◆ Short exercise ◆
Don't include pictures. Quote the lines below from the first through the line that contains "return (xp - ML) / PW".

####

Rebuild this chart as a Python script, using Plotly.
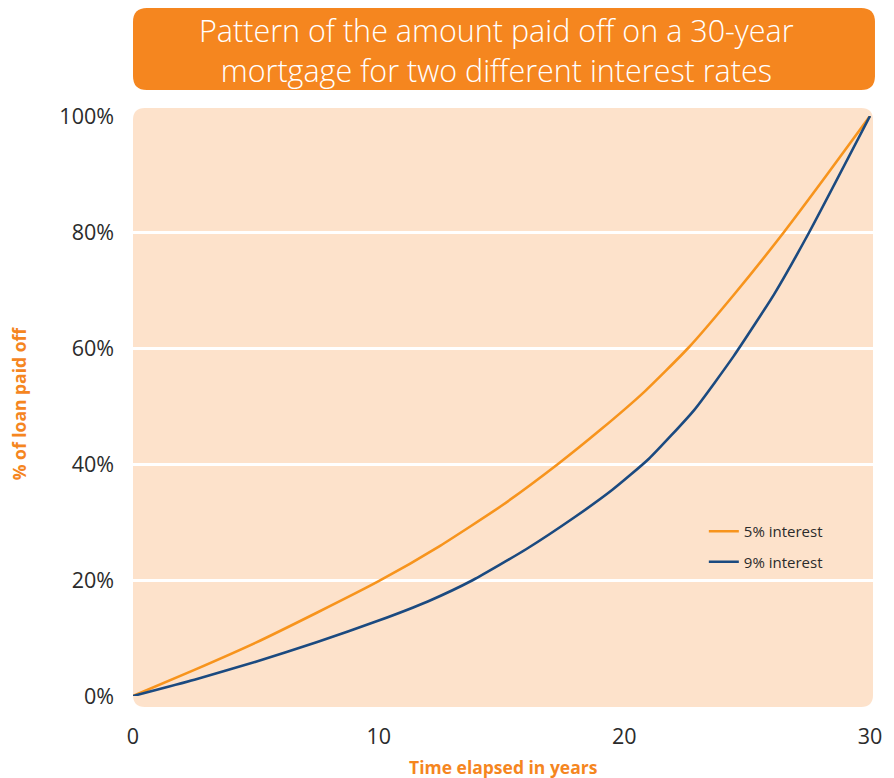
import plotly.graph_objects as go

# ---- data ----
years_5 = [0, 2.5, 5, 7.5, 10, 12.5, 15, 17.3, 19, 20.8, 22.6, 24.5, 26.5, 28.2, 30]
paid_5 = [0, 4.5, 9.2, 14.4, 19.8, 25.9, 32.8, 40.0, 45.8, 52.4, 60.0, 69.4, 80.0, 89.6, 100]

years_9 = [0, 2.5, 5, 7.5, 10, 12, 13.84, 16, 18, 19.5, 21, 22.84, 24.45, 26.1, 27.53, 30]
paid_9 = [0, 2.8, 5.9, 9.3, 13.0, 16.3, 20.0, 25.3, 30.9, 35.5, 40.9, 49.3, 58.6, 69.3, 80.0, 100]

series_names = ["5% interest", "9% interest"]
x_ticks = [0, 10, 20, 30]
y_ticks = [0, 20, 40, 60, 80, 100]
y_tick_labels = [f"{v}%" for v in y_ticks]

title_text = "Pattern of the amount paid off on a 30-year<br>mortgage for two different interest rates"
x_title = "Time elapsed in years"
y_title = "% of loan paid off"

ORANGE = "#F5861F"
LINE5 = "#F7941D"
LINE9 = "#1B4A80"
PANEL = "#FDE2CB"
TEXT = "#2b2b2b"

W, H = 894, 778
ML, MR, MT, MB = 133, 13, 116, 82
PW, PH = W - ML - MR, H - MT - MB


def px(xp):
    return (xp - ML) / PW


def py(yp):
    return (H - MB - yp) / PH


def rounded_rect(x0, y0, x1, y1, r):
    # pixel coords -> paper path with rounded corners
    rx, ry = r / PW, r / PH
    X0, X1 = px(x0), px(x1)
    Yt, Yb = py(y0), py(y1)
    return (f"M {X0+rx},{Yt} L {X1-rx},{Yt} Q {X1},{Yt} {X1},{Yt-ry} "
            f"L {X1},{Yb+ry} Q {X1},{Yb} {X1-rx},{Yb} "
            f"L {X0+rx},{Yb} Q {X0},{Yb} {X0},{Yb+ry} "
            f"L {X0},{Yt-ry} Q {X0},{Yt} {X0+rx},{Yt} Z")


fig = go.Figure()
fig.add_trace(go.Scatter(x=years_5, y=paid_5, mode="lines", name=series_names[0],
                         line=dict(color=LINE5, width=2.6, shape="spline", smoothing=0.5),
                         legendgroup="a"))
fig.add_trace(go.Scatter(x=years_9, y=paid_9, mode="lines", name=series_names[1],
                         line=dict(color=LINE9, width=2.6, shape="spline", smoothing=0.5),
                         legendgroup="b"))

fig.add_shape(type="path", xref="paper", yref="paper", layer="below",
              path=rounded_rect(133, 108, 881, 707, 12),
              fillcolor=PANEL, line=dict(width=0))
fig.add_shape(type="path", xref="paper", yref="paper", layer="below",
              path=rounded_rect(133, 8, 883, 90, 14),
              fillcolor=ORANGE, line=dict(width=0))

fig.add_annotation(text=title_text, xref="paper", yref="paper",
                   x=px(500), y=py(50), xanchor="center", yanchor="middle",
                   showarrow=False,
                   font=dict(family="Open Sans", size=30.5, color="white", weight=300))
fig.add_annotation(text=x_title, xref="paper", yref="paper",
                   x=px(508), y=py(767), xanchor="center", yanchor="middle",
                   showarrow=False,
                   font=dict(family="Open Sans", size=17.5, color=ORANGE, weight="bold"))
fig.add_annotation(text=y_title, xref="paper", yref="paper", textangle=-90,
                   x=px(18), y=py(403), xanchor="center", yanchor="middle",
                   showarrow=False,
                   font=dict(family="Open Sans", size=17.5, color=ORANGE, weight="bold"))

fig.update_layout(
    width=W, height=H,
    margin=dict(l=ML, r=MR, t=MT, b=MB),
    paper_bgcolor="white", plot_bgcolor="rgba(0,0,0,0)",
    font=dict(family="Open Sans", color=TEXT),
    showlegend=True,
    legend=dict(x=px(710), y=py(515), xanchor="left", yanchor="top",
                bgcolor="rgba(0,0,0,0)", tracegroupgap=8,
                font=dict(size=15, color=TEXT)),
)
fig.update_xaxes(range=[0, 30 * PW / (878 - ML)], tickvals=x_ticks, ticktext=[str(v) for v in x_ticks],
                 showgrid=False, zeroline=False, showline=False,
                 tickfont=dict(size=21.5, color=TEXT), ticklabelstandoff=25, fixedrange=True)
fig.update_yaxes(range=[0, 100], tickvals=y_ticks, ticktext=y_tick_labels,
                 showgrid=True, gridcolor="white", gridwidth=2.5, zeroline=False, showline=False,
                 tickfont=dict(size=21.5, color=TEXT), ticklabelstandoff=18, fixedrange=True)

fig.write_html("out.html")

####

◆ Response to this exercise ◆
Rebuild this chart as a Python script, using Plotly.
import plotly.graph_objects as go

# ---- data ----
years_5 = [0, 2.5, 5, 7.5, 10, 12.5, 15, 17.3, 19, 20.8, 22.6, 24.5, 26.5, 28.2, 30]
paid_5 = [0, 4.5, 9.2, 14.4, 19.8, 25.9, 32.8, 40.0, 45.8, 52.4, 60.0, 69.4, 80.0, 89.6, 100]

years_9 = [0, 2.5, 5, 7.5, 10, 12, 13.84, 16, 18, 19.5, 21, 22.84, 24.45, 26.1, 27.53, 30]
paid_9 = [0, 2.8, 5.9, 9.3, 13.0, 16.3, 20.0, 25.3, 30.9, 35.5, 40.9, 49.3, 58.6, 69.3, 80.0, 100]

series_names = ["5% interest", "9% interest"]
x_ticks = [0, 10, 20, 30]
y_ticks = [0, 20, 40, 60, 80, 100]
y_tick_labels = [f"{v}%" for v in y_ticks]

title_text = "Pattern of the amount paid off on a 30-year<br>mortgage for two different interest rates"
x_title = "Time elapsed in years"
y_title = "% of loan paid off"

ORANGE = "#F5861F"
LINE5 = "#F7941D"
LINE9 = "#1B4A80"
PANEL = "#FDE2CB"
TEXT = "#2b2b2b"

W, H = 894, 778
ML, MR, MT, MB = 133, 13, 116, 82
PW, PH = W - ML - MR, H - MT - MB


def px(xp):
    return (xp - ML) / PW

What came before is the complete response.